During the battle between Morgoth and Fingolfin, Morgoth is wounded seven times and finally pierced an additional time in the foot before Fingolfin’s death. Coming to preserve Fingolfin’s body from defilement, Thorondor mars Morgoth’s face. These actions in themselves are amazing, but the truly astounding part follows. After the battle, Morgoth is maimed. Not only is he maimed but “the pain of his wounds [cannot] be healed” (S 154). This single phrase shatters everything I ever thought of Morgoth.
“[T]he pain of his wounds [cannot] be healed.”
Think about that. Here is Morgoth, once mightiest of the Valar, wounded, in pain, suffering, with no remedy.
There is no mention of hurt or harm ever coming to the Valar or Maiar, or at least any which may not be undone. Melkor has fallen so far it may be argued he may no longer be counted among their number. He has taken on the cares of the world, its fears and pains, with neither the release of the Gift of Men or the death and rebirth in Mandos of the Gift of the Eldar. He is trapped in a state in between.

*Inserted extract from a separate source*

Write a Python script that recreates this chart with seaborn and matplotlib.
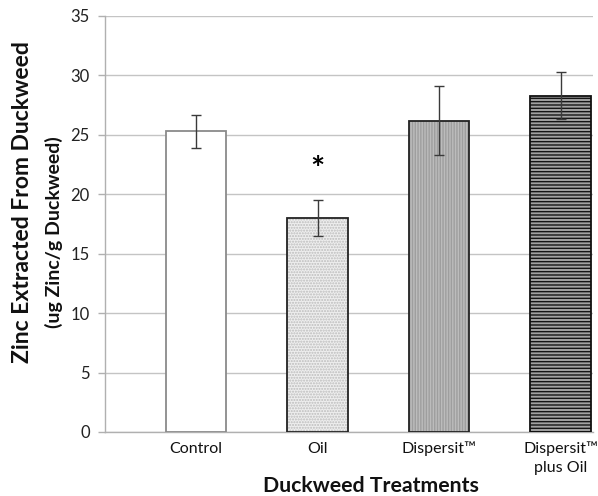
import matplotlib
matplotlib.use("Agg")
import matplotlib.pyplot as plt
import seaborn as sns
import pandas as pd
from matplotlib.colors import to_rgba

categories = ["Control", "Oil", "Dispersit\u2122", "Dispersit\u2122\nplus Oil"]
means = [25.3, 18.0, 26.2, 28.3]
errors = [1.4, 1.5, 2.9, 2.0]
yticks = [0, 5, 10, 15, 20, 25, 30, 35]

sns.set_theme(style="white")
plt.rcParams['font.family'] = ['Lato', 'DejaVu Sans']
plt.rcParams['hatch.linewidth'] = 1.0

df = pd.DataFrame({"Treatment": categories, "Zinc": means})

fig = plt.figure(figsize=(5.98, 4.96), dpi=100)
ax = fig.add_axes([105/598, 64/496, (593-105)/598, (432-16)/496])

sns.barplot(data=df, x="Treatment", y="Zinc", order=categories, errorbar=None,
            width=0.5, ax=ax, zorder=3)

faces = ["white", "#eeeeee", "#bcbcbc", "#a2a2a2"]
edges = ["#8a8a8a", "#222222", "#222222", "#111111"]
hatches = [None, "......", "||||||", "-----"]
hatch_cols = [None, "#bcbcbc", "#9e9e9e", "#151515"]
for bar, fc, ec, h, hc in zip(ax.patches, faces, edges, hatches, hatch_cols):
    bar.set_facecolor(fc)
    bar.set_edgecolor(ec)
    bar.set_linewidth(1.3)
    if h:
        bar.set_hatch(h)
        bar._hatch_color = to_rgba(hc)

ax.errorbar(x=list(range(len(categories))), y=means, yerr=errors, fmt="none",
            ecolor="#3a3a3a", elinewidth=1.0, capsize=3.5, capthick=1.0, zorder=4)

ax.text(1, 22.0, "*", ha="center", va="center", fontsize=24, fontweight="bold",
        color="#000000")

ax.set_ylim(0, 35)
ax.set_xlim(-0.749, (593-196)/121.5)
ax.set_yticks(yticks)
ax.set_yticklabels([str(t) for t in yticks], fontsize=12, color="#222222")
ax.tick_params(axis="y", length=5, width=1, color="#b0b0b0", pad=6, left=True)
ax.tick_params(axis="x", length=0, pad=7, labelsize=11.5, labelcolor="#111111")
for lbl in ax.get_xticklabels():
    lbl.set_linespacing(1.4)
ax.yaxis.grid(True, color="#c4c4c4", linewidth=1.0, zorder=0)
ax.set_axisbelow(True)
for s in ["top", "right"]:
    ax.spines[s].set_visible(False)
ax.spines["left"].set_color("#b0b0b0")
ax.spines["bottom"].set_color("#b0b0b0")
ax.spines["left"].set_linewidth(1.0)
ax.spines["bottom"].set_linewidth(1.0)
ax.set_xlabel("")
ax.set_ylabel("")

fig.text(23/598, 1 - 202/496, "Zinc Extracted From Duckweed", rotation=90,
         ha="center", va="center", fontsize=16.5, fontweight="bold", color="#111111")
fig.text(54/598, 1 - 232/496, "(ug Zinc/g Duckweed)", rotation=90,
         ha="center", va="center", fontsize=14, fontweight="bold", color="#111111")
fig.text(371/598, 1 - 486/496, "Duckweed Treatments", ha="center", va="center",
         fontsize=15.3, fontweight="bold", color="#111111")

fig.savefig("out.png", dpi=100, facecolor="white")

For him, and presumably all the Valar, there is no death. Yet having invested himself so much in the world as to make himself of the world, he takes on the suffering of death and sickness without the comfort of final release, whether through death or through healing.
In his unsurpassed hunger for works both sacred and beautiful, out of jealousy and a yearning for dominance and the abasement of others that entails, Morgoth may be easily compared to the undead, to zombies. His is an unreasoning and unquenchable hunger, a sharp pain, which though never assuaged is somehow satisfied in the torture and destruction of others. But the wounds, and the pain, remain.
I am reminded of the Biblical treatment of leprosy, in which any ailment of the skin or flesh is proclaimed unclean. Stant Litore takes that to the ultimate extreme, with the unclean dead, but reading No Lasting Burial and Yeshua’s treatment of the hungry dead did remind me of something.
In Biblical times, any ailment was seen as a mark of sin, whether originating in the afflicted or their ancestors. In almost every miraculous healing, Jesus does not just heal the body, he first and foremost heals the soul. This is most poignantly shown during the healing of the paralytic in Luke, where Jesus first forgives the sins of the afflicted man, then, hearing those arrayed against him, commands him to “rise, take up your bed and go home” (Luke 5:24). In this, we are meant to see the more important wound, not that of the flesh, but that of the spirit.
Morgoth’s marred state is curious, and sets him apart. Though one of the Valar, and still mighty among the creatures of the earth, he is wounded and incapable of release. This state makes his fall from grace physical. Nowhere else is there any indication of pain, suffering, deformity or woundedness among the Valar. It radically changes the frame of reference by which Morgoth is to be judged.